In another case I’ve heard about, involving a pipeline over the shoulder of a mountain regarded as sacred by a tribe, after years of wrangling about the mountain’s eligibility for the Register, the effects of the project were resolved by holding a ceremony blessing the pipe, putting it into spiritual synchronicity with the mountain.

It’s not always that easy, but at least when you get to arguing about effects and how to resolve them, you’re on your turf, not the opposition’s. You control information on what’s feasible and what’s not; you can do studies to show what the visual or auditory or atmospheric impacts will be. And in the end, if push comes to shove, you can argue with the federal decisionmakers that there aren’t any feasible options and the public benefits of your project outweighs the damage it will cause. We’ll get to how you do that in the next chapter.

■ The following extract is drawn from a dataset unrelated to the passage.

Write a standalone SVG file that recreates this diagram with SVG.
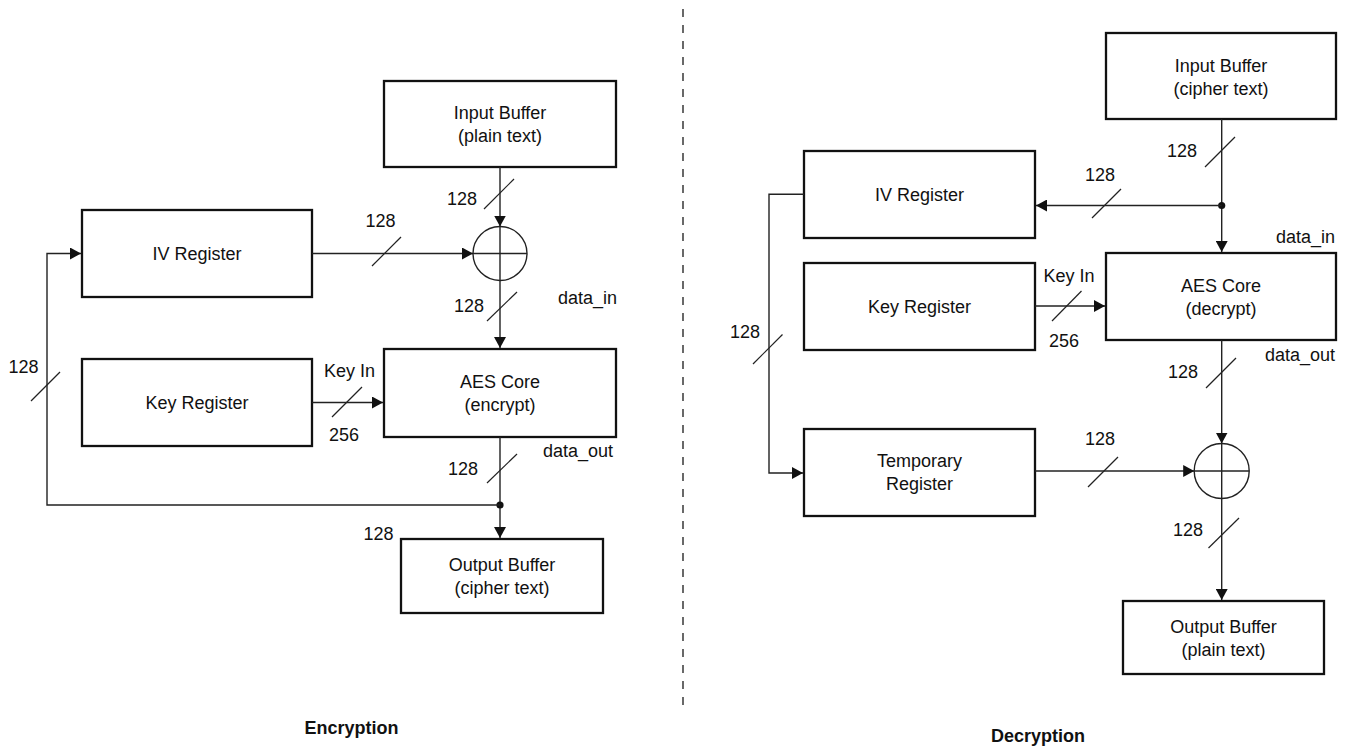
<svg xmlns="http://www.w3.org/2000/svg" width="1348" height="749" viewBox="0 0 1348 749">
<defs>
<marker id="arr" markerUnits="userSpaceOnUse" markerWidth="12" markerHeight="12" refX="11" refY="6" orient="auto">
<path d="M0,0 L11,6 L0,12 z" fill="#111"/>
</marker>
<style>
.box{fill:#fff;stroke:#111;stroke-width:2.3}
.t{font-family:"Liberation Sans",Arial,Helvetica,sans-serif;font-size:18px;fill:#111;text-anchor:middle}
.lbl{font-family:"Liberation Sans",Arial,Helvetica,sans-serif;font-size:18px;fill:#111}
.ttl{font-family:"Liberation Sans",Arial,Helvetica,sans-serif;font-size:18px;font-weight:bold;fill:#111;text-anchor:middle}
.w{fill:none;stroke:#222;stroke-width:1.4}
.a{fill:none;stroke:#222;stroke-width:1.4;marker-end:url(#arr)}
.s{stroke:#222;stroke-width:1.2}
.x{fill:#fff;stroke:#222;stroke-width:1.4}
.dot{fill:#111}
</style>
</defs>
<rect width="1348" height="749" fill="#fff"/>
<line x1="683" y1="9" x2="683" y2="710" stroke="#444" stroke-width="1.6" stroke-dasharray="8,8"/>

<!-- Encryption side -->
<g id="enc-input">
<rect class="box" x="384" y="81" width="232" height="86"/>
<text class="t" x="500" y="119">Input Buffer</text>
<text class="t" x="500" y="142">(plain text)</text>
</g>
<g id="enc-iv">
<rect class="box" x="82" y="210" width="230" height="87"/>
<text class="t" x="197" y="259.5">IV Register</text>
</g>
<g id="enc-key">
<rect class="box" x="82" y="359" width="230" height="87"/>
<text class="t" x="197" y="408.5">Key Register</text>
</g>
<g id="enc-aes">
<rect class="box" x="384" y="349" width="232" height="88"/>
<text class="t" x="500" y="388">AES Core</text>
<text class="t" x="500" y="411">(encrypt)</text>
</g>
<g id="enc-output">
<rect class="box" x="401" y="539" width="202" height="74"/>
<text class="t" x="502" y="571">Output Buffer</text>
<text class="t" x="502" y="594">(cipher text)</text>
</g>
<g id="enc-xor">
<circle class="x" cx="500" cy="253.5" r="27"/>
<line class="w" x1="473" y1="253.5" x2="527" y2="253.5"/>
<line class="w" x1="500" y1="226.5" x2="500" y2="280.5"/>
</g>

<!-- Decryption side -->
<g id="dec-input">
<rect class="box" x="1106" y="33" width="230" height="86"/>
<text class="t" x="1221" y="71.5">Input Buffer</text>
<text class="t" x="1221" y="94.5">(cipher text)</text>
</g>
<g id="dec-iv">
<rect class="box" x="804" y="151" width="231" height="87"/>
<text class="t" x="919.5" y="200.5">IV Register</text>
</g>
<g id="dec-key">
<rect class="box" x="804" y="263" width="231" height="87"/>
<text class="t" x="919.5" y="312.5">Key Register</text>
</g>
<g id="dec-aes">
<rect class="box" x="1106" y="253" width="230" height="87"/>
<text class="t" x="1221" y="292">AES Core</text>
<text class="t" x="1221" y="315">(decrypt)</text>
</g>
<g id="dec-temp">
<rect class="box" x="804" y="429" width="231" height="87"/>
<text class="t" x="919.5" y="467">Temporary</text>
<text class="t" x="919.5" y="490">Register</text>
</g>
<g id="dec-output">
<rect class="box" x="1123" y="601" width="201" height="73"/>
<text class="t" x="1223.5" y="632.5">Output Buffer</text>
<text class="t" x="1223.5" y="655.5">(plain text)</text>
</g>
<g id="dec-xor">
<circle class="x" cx="1221.7" cy="471" r="27.5"/>
<line class="w" x1="1194.2" y1="471" x2="1249.2" y2="471"/>
<line class="w" x1="1221.7" y1="443.5" x2="1221.7" y2="498.5"/>
</g>

<g id="connectors">
<!-- encryption -->
<line class="a" x1="500" y1="167" x2="500" y2="226.5"/>
<line class="s" x1="484" y1="209" x2="514" y2="179"/>
<line class="a" x1="312" y1="253.5" x2="473" y2="253.5"/>
<line class="s" x1="372" y1="266" x2="401" y2="237"/>
<line class="a" x1="500" y1="280.5" x2="500" y2="348"/>
<line class="s" x1="487" y1="321" x2="517" y2="292"/>
<line class="a" x1="312" y1="402.5" x2="383" y2="402.5"/>
<line class="s" x1="332" y1="417" x2="362" y2="387"/>
<line class="a" x1="500" y1="437" x2="500" y2="538"/>
<line class="s" x1="487" y1="483" x2="517" y2="454"/>
<circle class="dot" cx="500" cy="505" r="3.6"/>
<polyline class="a" points="500,505 47,505 47,253.5 81,253.5"/>
<line class="s" x1="31" y1="401" x2="60" y2="372"/>

<!-- decryption -->
<line class="a" x1="1221.7" y1="119" x2="1221.7" y2="252"/>
<line class="s" x1="1205" y1="167" x2="1235" y2="137"/>
<circle class="dot" cx="1221.7" cy="205.5" r="3.6"/>
<line class="a" x1="1221.7" y1="205.5" x2="1036" y2="205.5"/>
<line class="s" x1="1092" y1="218" x2="1121" y2="189"/>
<polyline class="a" points="804,194.3 769,194.3 769,473 803,473"/>
<line class="s" x1="753" y1="364" x2="782.5" y2="334.5"/>
<line class="a" x1="1035" y1="306" x2="1105" y2="306"/>
<line class="s" x1="1052" y1="321" x2="1081.5" y2="291"/>
<line class="a" x1="1221.7" y1="340" x2="1221.7" y2="443.5"/>
<line class="s" x1="1206" y1="388" x2="1236" y2="358"/>
<line class="a" x1="1035" y1="471" x2="1194.2" y2="471"/>
<line class="s" x1="1088" y1="487" x2="1118" y2="457"/>
<line class="a" x1="1221.7" y1="498.5" x2="1221.7" y2="600"/>
<line class="s" x1="1208.5" y1="548" x2="1239" y2="518"/>
</g>

<g id="labels">
<text class="t" x="462" y="205">128</text>
<text class="t" x="380.5" y="227">128</text>
<text class="t" x="469" y="312">128</text>
<text class="lbl" x="558" y="304">data_in</text>
<text class="t" x="349.5" y="377">Key In</text>
<text class="t" x="344" y="441">256</text>
<text class="t" x="463" y="475">128</text>
<text class="lbl" x="543" y="457">data_out</text>
<text class="t" x="23.5" y="373">128</text>
<text class="t" x="378.5" y="540">128</text>
<text class="ttl" x="351.5" y="734">Encryption</text>

<text class="t" x="1182" y="157">128</text>
<text class="t" x="1100" y="181">128</text>
<text class="t" x="745" y="338">128</text>
<text class="lbl" x="1276" y="243">data_in</text>
<text class="t" x="1069" y="282">Key In</text>
<text class="t" x="1064" y="347">256</text>
<text class="lbl" x="1265" y="361">data_out</text>
<text class="t" x="1183" y="378">128</text>
<text class="t" x="1100" y="445">128</text>
<text class="t" x="1188" y="536">128</text>
<text class="ttl" x="1038" y="742">Decryption</text>
</g>
</svg>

The bottom line here is: fighting over the significance of a place is usually a losing proposition for you. Yes, acknowledging its significance means you’re probably going to have to do SOMETHING to mitigate impacts on it, but the chances are that if you object to its significance you’ll STILL end up doing something; you’ll just take a lot longer to get to the decision about what to do, and spend a lot more money getting there. Plus you’ll so piss off the opposition – because you’re basically calling them liars and cheats, and/or denigrating their cultural values – that they’ll be less willing to deal with you than they’d be if you were more respectful, and more likely to try to stick you for outrageous mitigation measures.

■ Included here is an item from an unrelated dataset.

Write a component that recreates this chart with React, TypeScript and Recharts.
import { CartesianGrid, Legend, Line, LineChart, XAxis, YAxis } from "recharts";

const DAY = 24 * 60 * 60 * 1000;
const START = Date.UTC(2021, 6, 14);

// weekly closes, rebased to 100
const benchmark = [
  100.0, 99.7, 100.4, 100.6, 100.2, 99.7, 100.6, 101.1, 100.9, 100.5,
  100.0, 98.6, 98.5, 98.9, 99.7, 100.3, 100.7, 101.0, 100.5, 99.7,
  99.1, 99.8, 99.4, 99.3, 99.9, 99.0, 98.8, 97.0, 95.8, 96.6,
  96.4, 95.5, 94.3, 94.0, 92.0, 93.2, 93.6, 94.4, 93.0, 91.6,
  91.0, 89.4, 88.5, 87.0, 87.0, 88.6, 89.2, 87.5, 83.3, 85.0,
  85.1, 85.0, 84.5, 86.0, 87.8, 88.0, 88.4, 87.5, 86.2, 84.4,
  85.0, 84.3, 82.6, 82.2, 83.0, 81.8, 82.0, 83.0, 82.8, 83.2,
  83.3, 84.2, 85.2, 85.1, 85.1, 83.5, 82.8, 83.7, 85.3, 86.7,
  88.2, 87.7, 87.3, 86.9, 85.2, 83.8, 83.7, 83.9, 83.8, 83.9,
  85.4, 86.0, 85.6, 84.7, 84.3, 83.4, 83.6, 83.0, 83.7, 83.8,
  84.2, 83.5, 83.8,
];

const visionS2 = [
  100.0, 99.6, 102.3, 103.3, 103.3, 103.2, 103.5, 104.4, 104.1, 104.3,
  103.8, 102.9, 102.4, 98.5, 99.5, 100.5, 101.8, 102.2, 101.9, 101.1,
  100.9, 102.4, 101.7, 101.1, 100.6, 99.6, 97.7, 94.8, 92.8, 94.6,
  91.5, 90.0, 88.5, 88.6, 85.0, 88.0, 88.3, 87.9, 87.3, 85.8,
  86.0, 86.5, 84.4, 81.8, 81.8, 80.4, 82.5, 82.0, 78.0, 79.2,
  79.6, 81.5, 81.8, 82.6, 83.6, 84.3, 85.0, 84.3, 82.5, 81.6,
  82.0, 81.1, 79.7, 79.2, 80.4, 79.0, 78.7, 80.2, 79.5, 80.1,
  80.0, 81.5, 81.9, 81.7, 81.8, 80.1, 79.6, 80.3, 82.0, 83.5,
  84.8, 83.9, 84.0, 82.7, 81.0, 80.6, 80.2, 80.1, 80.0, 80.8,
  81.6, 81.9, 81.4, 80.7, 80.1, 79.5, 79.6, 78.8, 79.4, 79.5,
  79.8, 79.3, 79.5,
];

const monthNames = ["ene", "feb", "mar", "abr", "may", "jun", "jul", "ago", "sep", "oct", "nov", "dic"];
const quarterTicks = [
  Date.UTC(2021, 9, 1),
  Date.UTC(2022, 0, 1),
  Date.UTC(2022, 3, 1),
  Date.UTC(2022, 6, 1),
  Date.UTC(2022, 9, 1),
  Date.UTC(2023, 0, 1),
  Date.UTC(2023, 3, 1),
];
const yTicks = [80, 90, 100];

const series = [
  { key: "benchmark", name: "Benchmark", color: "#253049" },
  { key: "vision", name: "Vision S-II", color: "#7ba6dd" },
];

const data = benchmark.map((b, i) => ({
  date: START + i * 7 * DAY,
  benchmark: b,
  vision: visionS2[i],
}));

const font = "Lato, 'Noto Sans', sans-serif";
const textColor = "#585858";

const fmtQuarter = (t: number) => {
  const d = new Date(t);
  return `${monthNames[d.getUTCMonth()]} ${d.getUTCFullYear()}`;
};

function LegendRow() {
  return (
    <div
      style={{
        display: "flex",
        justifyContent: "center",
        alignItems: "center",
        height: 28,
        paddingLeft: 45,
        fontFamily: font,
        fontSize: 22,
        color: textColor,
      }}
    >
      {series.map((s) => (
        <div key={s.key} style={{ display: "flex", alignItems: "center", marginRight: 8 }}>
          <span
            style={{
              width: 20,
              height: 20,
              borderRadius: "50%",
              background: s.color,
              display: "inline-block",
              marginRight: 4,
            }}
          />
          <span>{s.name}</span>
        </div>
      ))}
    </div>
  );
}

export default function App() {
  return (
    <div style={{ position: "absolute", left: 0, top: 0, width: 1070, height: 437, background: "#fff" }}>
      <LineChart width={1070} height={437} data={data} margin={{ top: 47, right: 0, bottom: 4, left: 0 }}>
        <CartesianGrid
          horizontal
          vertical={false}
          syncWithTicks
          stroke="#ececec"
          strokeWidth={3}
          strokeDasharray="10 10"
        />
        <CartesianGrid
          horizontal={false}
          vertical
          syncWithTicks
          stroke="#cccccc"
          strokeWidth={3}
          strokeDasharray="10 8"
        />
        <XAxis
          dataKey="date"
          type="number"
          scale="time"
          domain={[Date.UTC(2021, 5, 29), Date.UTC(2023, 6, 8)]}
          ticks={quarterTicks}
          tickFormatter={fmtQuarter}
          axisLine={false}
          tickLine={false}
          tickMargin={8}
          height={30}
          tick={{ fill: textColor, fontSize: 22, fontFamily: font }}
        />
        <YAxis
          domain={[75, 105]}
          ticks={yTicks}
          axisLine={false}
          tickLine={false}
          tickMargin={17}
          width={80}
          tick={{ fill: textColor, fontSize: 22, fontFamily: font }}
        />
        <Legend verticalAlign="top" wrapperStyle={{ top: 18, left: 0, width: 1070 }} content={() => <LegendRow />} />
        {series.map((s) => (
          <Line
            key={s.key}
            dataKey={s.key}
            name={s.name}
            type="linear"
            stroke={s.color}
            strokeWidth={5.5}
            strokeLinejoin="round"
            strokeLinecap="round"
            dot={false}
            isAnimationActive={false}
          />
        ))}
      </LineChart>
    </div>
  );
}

One more point: there's a myth abroad in some parts of the world that if a place is eligible "only" under National Register Criterion "D" -- for containing significant data -- it can be readily dug up and gotten out of the way, while if it's aligible under Criterion "A" for association with significant events, it can't.  This is flatly not true.  The Criteria of eligibility don't define treatment; Criterion "D" sites aren't any more excavation-fodder than are Criterion "A" properties, and Criterion "A" places are no more inviolate than those given a "D" grade.  What has to be preserved, as opposed to moved, dug up, knocked down or blown away, depends on what's negotiated among consulting parties, and ultimately on what the federal agencies involved decide is in the public interest.  Your job is showing them that your project is more in the public interest than would be keeping the historic places inviolate.  You'll do a better job of showing this, and get to the point of doing so quicker and at less cost, by accepting what people tell you about the eligibility of affected properties.